Total and Engie partner on France’s largest green hydrogen production site

The facility is due to begin producing hydrogen in 2024

The agreement covers the design, development, installation and operation of the project, which will produce five tonnes of green hydrogen every day once it comes online.

The project’s 40MW electrolyser will be located in Total’s La Mede biofuel refinery in the Provence-Alpes-Côte d’Azur South region. The refinery plays host to onsite solar PV panels with a combined capacity of more than 100MW, which will be used to power the electrolyser.

Hydrogen produced by the facility will be used to power the biofuel production process. Total estimates that emissions related to production at the facility will be reduced by 15,000 tonnes of CO2e annually due to the transition from fossil fuels to green hydrogen.

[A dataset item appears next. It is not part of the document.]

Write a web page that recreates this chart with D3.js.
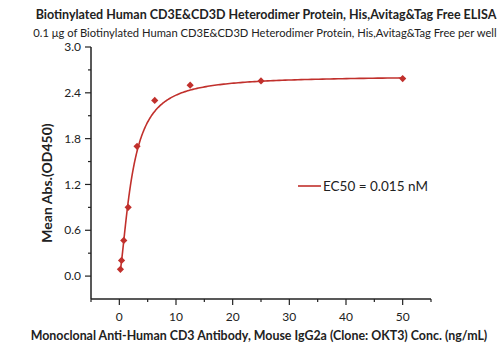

Because solar PV systems, like all renewable energy generation systems, generate varying outputs, the facility will also host large-scale hydrogen storage infrastructure.

Total and Engie are aiming for construction to begin in 2022, subject to an advanced engineering study and to planning permissions. This would enable generation to begin in 2024. The firms have already submitted applications for subsidies from the French Government and from the European Union (EU).

Cross-border partnership

The news comes in the same week that the European Commission confirmed a hydrogen pilot project as one of the winners of a new competitive fund for inter-regional partnerships.

Under the project that has received funding, the European Hydrogen Valleys partnership, which represents 12 regions in France and the Netherlands, will merge with a partnership representing four regions in Slovakia. The newly formed body will receive up to €100,000 from the European Regional Development Fund (ERDF) to scale-up and commercialise green hydrogen generation, storage and refuelling infrastructure.  

The EU’s commissioner for cohesion and reforms, Elisa Ferreira, said the project is “especially important in the current coronavirus context, showing how much cohesion policy is committed to contributing to Europe’s prompt response and recovery”. The bloc has notably attached a “do no harm” requirement to its €750bn stimulus package and requires at least one-third to be spent on activities that benefit efforts to combat climate change and nature loss.

On hydrogen specifically, the European Commission’s hydrogen roadmap targets 100% renewable hydrogen by 2050, but permits low-carbon hydrogen derived from nuclear power and gas in the short-term. It was released in 2020 as part of the bloc’s green recovery planning.

By 2050, the EU executive estimates that clean hydrogen could meet 24% of the world’s energy demand, with annual sales in the range of €630 billion. For Europe, that could translate into 1 million jobs in the hydrogen value chain.

But with more than 96% of the hydrogen produced globally in 2020 having relied on fossil fuels, there is a long way to go to scale up infrastructure and bring green hydrogen to price parity with comparable fuels. Some of the world’s largest energy companies are collaborating in an effort to increase the world’s green hydrogen production fifty-fold by 2026 – in a move they claim will halve costs.